In [None]:
import matplotlib.pyplot as plt
import pandas as pd
import seaborn as sns
from nltk.sentiment.vader import SentimentIntensityAnalyzer

In this code block, I imported essential libraries for data visualization and sentiment analysis within my machine learning project.

- **Matplotlib**: Used it for creating visualizations.
- **Pandas**: Employed it for data manipulation and analysis.
- **Seaborn**: Enhanced the style and aesthetics of Matplotlib plots.
- **NLTK VADER SentimentIntensityAnalyzer**: Imported it for conducting sentiment analysis tasks on textual data.

In [None]:
data = pd.read_csv('dataset/hotel_reviews.csv')
display(data.head())

I loaded the dataset from a CSV file named 'hotel_reviews.csv' into a Pandas DataFrame, then I displayed the first few rows of the loaded dataset for initial data exploration.

In [None]:
display(data.info())

Used the .info() method to obtain an overview of the dataset's structure, including data types, missing values, and more.

In [None]:
display(data.isnull().sum())

I checked for missing values within the dataset using the .isnull() method and calculated the sum of missing values for each column.

In [None]:
ratings = data['Rating'].value_counts()
index = ratings.index
values = ratings.values

custom_colors = ['forestgreen', 'dodgerblue', 'darkorange', 'lightsalmon', 'red']
plt.figure(figsize=(7, 7))
plt.pie(values, labels=index, colors=custom_colors)
central_circle = plt.Circle((0, 0), 0.5, color='white')
fig = plt.gcf()
fig.gca().add_artist(central_circle)
plt.rc('font', size=12)
plt.title('Hotel Reviews Ratings', fontsize=20)

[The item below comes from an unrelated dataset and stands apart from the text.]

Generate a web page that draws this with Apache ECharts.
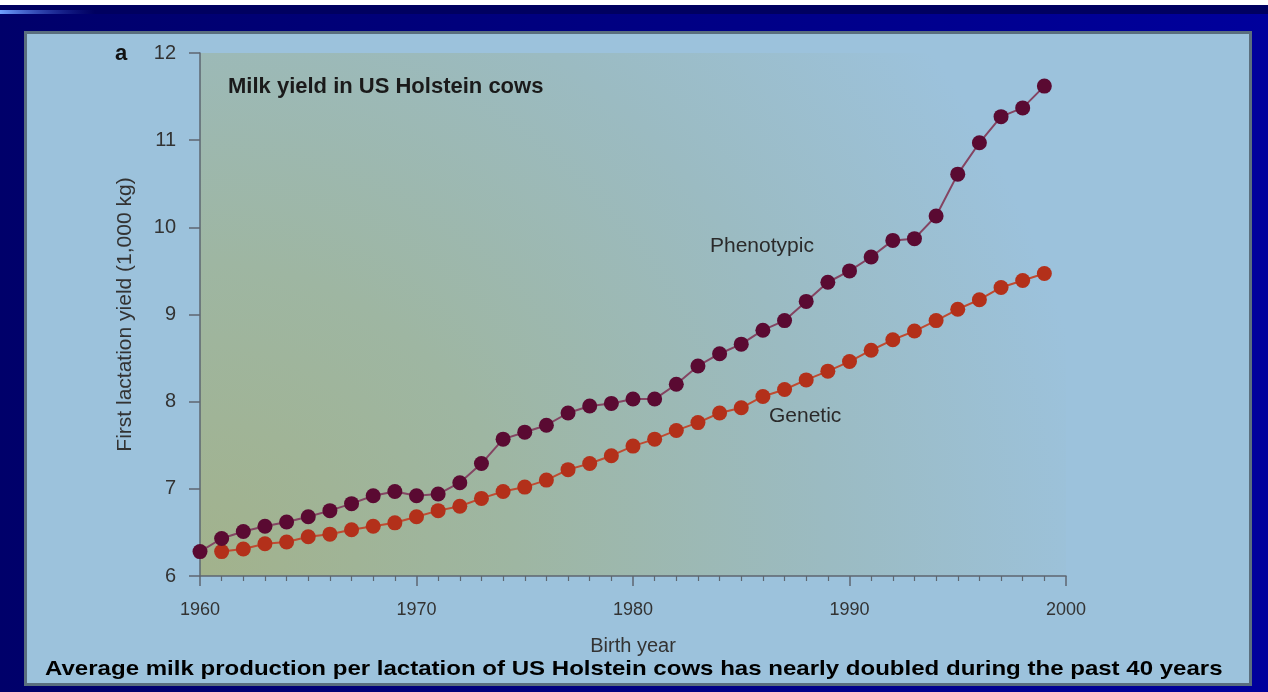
<!DOCTYPE html>
<html>
<head>
<meta charset="utf-8">
<script src="https://cdn.jsdelivr.net/npm/echarts@6/dist/echarts.min.js"></script>
<style>
  html, body { margin: 0; padding: 0; background: #00006e; }
  #chart { width: 1268px; height: 692px; }
</style>
</head>
<body>
<div id="chart"></div>
<script>
// birth years, 1960 - 1999
var years = [];
for (var y = 1960; y <= 1999; y++) years.push(y);

// first lactation yield (1,000 kg)
var phenotypic = [6.28, 6.43, 6.51, 6.57, 6.62, 6.68, 6.75, 6.83, 6.92, 6.97,
	6.92, 6.94, 7.07, 7.29, 7.57, 7.65, 7.73, 7.87, 7.95, 7.98,
	8.03, 8.03, 8.20, 8.41, 8.55, 8.66, 8.82, 8.93, 9.15, 9.37,
	9.50, 9.66, 9.85, 9.87, 10.13, 10.61, 10.97, 11.27, 11.37, 11.62];
var genetic = [null, 6.28, 6.31, 6.37, 6.39, 6.45, 6.48, 6.53, 6.57, 6.61,
	6.68, 6.75, 6.80, 6.89, 6.97, 7.02, 7.10, 7.22, 7.29, 7.38,
	7.49, 7.57, 7.67, 7.76, 7.87, 7.93, 8.06, 8.14, 8.25, 8.35,
	8.46, 8.59, 8.71, 8.81, 8.93, 9.06, 9.17, 9.31, 9.39, 9.47];

var xTicks = [1960, 1970, 1980, 1990, 2000];

function toPairs(vals) {
	var out = [];
	vals.forEach(function (v, i) {
		if (v !== null) out.push([years[i], v]);
	});
	return out;
}

var font = '"Liberation Sans", Arial, sans-serif';
var myChart = echarts.init(document.getElementById('chart'));

var option = {
	backgroundColor: {
		type: 'linear', x: 0, y: 0, x2: 1, y2: 0,
		colorStops: [{ offset: 0, color: '#00006a' }, { offset: 1, color: '#00009c' }]
	},
	animation: false,
	textStyle: { fontFamily: font },
	graphic: [
		{ type: 'rect', z: -10, shape: { x: 0, y: 0, width: 1268, height: 5 }, style: { fill: '#ffffff' } },
		{ type: 'rect', z: -10, shape: { x: 0, y: 5, width: 1268, height: 9 }, style: { fill: '#000060' } },
		{
			type: 'rect', z: -9, shape: { x: 0, y: 10, width: 95, height: 4 },
			style: {
				fill: {
					type: 'linear', x: 0, y: 0, x2: 1, y2: 0,
					colorStops: [{ offset: 0, color: '#6fa0ff' }, { offset: 1, color: 'rgba(40,60,200,0)' }]
				}
			}
		},
		{
			type: 'rect', z: -8,
			shape: { x: 25.5, y: 32.5, width: 1225, height: 652 },
			style: { fill: '#9cc2dc', stroke: '#5a6e7e', lineWidth: 3 }
		},
		{
			type: 'text', left: 115, top: 43,
			style: { text: 'a', font: 'bold 22px ' + font, fill: '#111' }
		},
		{
			type: 'text', left: 228, top: 76,
			style: { text: 'Milk yield in US Holstein cows', font: 'bold 22px ' + font, fill: '#1a1a1a' }
		},
		{
			type: 'text', left: 710, top: 236,
			style: { text: 'Phenotypic', font: '21px ' + font, fill: '#2a2a2a' }
		},
		{
			type: 'text', left: 769, top: 406,
			style: { text: 'Genetic', font: '21px ' + font, fill: '#2a2a2a' }
		},
		{
			type: 'text', x: 45, y: 659, scaleX: 1.145,
			style: {
				text: 'Average milk production per lactation of US Holstein cows has nearly doubled during the past 40 years',
				font: 'bold 21px ' + font, fill: '#000'
			}
		}
	],
	grid: {
		left: 200, right: 202, top: 53, bottom: 116,
		show: true,
		borderWidth: 0,
		backgroundColor: {
			type: 'radial', x: 200, y: 576, r: 900, global: true,
			colorStops: [
				{ offset: 0, color: '#a2b28c' },
				{ offset: 0.35, color: '#9eb6a2' },
				{ offset: 0.7, color: '#9bbbc2' },
				{ offset: 1, color: '#9cc2dc' }
			]
		}
	},
	xAxis: {
		type: 'value',
		min: 1960, max: 2000, interval: 10,
		name: 'Birth year',
		nameLocation: 'middle',
		nameGap: 60,
		nameTextStyle: { fontSize: 20, color: '#333', fontFamily: font },
		axisLine: { show: true, lineStyle: { color: '#5d6670', width: 1.5 } },
		axisTick: { show: true, length: 10, lineStyle: { color: '#5d6670', width: 1.5 } },
		minorTick: { show: true, splitNumber: 10, length: 5, lineStyle: { color: '#5d6670', width: 1.2 } },
		splitLine: { show: false },
		axisLabel: {
			margin: 25, fontSize: 18, color: '#333', fontFamily: font,
			customValues: xTicks,
			formatter: function (v) { return String(v); }
		}
	},
	yAxis: {
		type: 'value',
		min: 6, max: 12, interval: 1,
		name: 'First lactation yield (1,000 kg)',
		nameLocation: 'middle',
		nameGap: 64,
		nameTextStyle: { fontSize: 21, color: '#333', fontFamily: font },
		axisLine: { show: true, lineStyle: { color: '#5d6670', width: 1.5 } },
		axisTick: { show: true, length: 11, lineStyle: { color: '#5d6670', width: 1.5 } },
		splitLine: { show: false },
		axisLabel: { margin: 24, fontSize: 20, color: '#333', fontFamily: font }
	},
	series: [
		{
			name: 'Genetic',
			type: 'line',
			data: toPairs(genetic),
			symbol: 'circle',
			symbolSize: 15,
			itemStyle: { color: '#b3301a' },
			lineStyle: { color: '#c04a30', width: 2 },
			z: 2
		},
		{
			name: 'Phenotypic',
			type: 'line',
			data: toPairs(phenotypic),
			symbol: 'circle',
			symbolSize: 15,
			itemStyle: { color: '#5a0a32' },
			lineStyle: { color: '#844462', width: 2 },
			z: 3
		}
	]
};

if (option && typeof option === "object") {
	myChart.setOption(option, true);
}
</script>
</body>
</html>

legend_labels = [f'{count}' for rating, count in zip(index, values)]
plt.legend(legend_labels, title="Rating Count", loc="center left", bbox_to_anchor=(1, 0.5))

plt.show()

I created this graph to illustrate the distribution of hotel review ratings. Each colored segment of the pie chart represented a different rating category, and the size of each segment corresponded to the number of reviews with that specific rating. I added a legend to display the actual count of reviews for each rating category, providing a clear visual representation of the quantity of ratings in the dataset.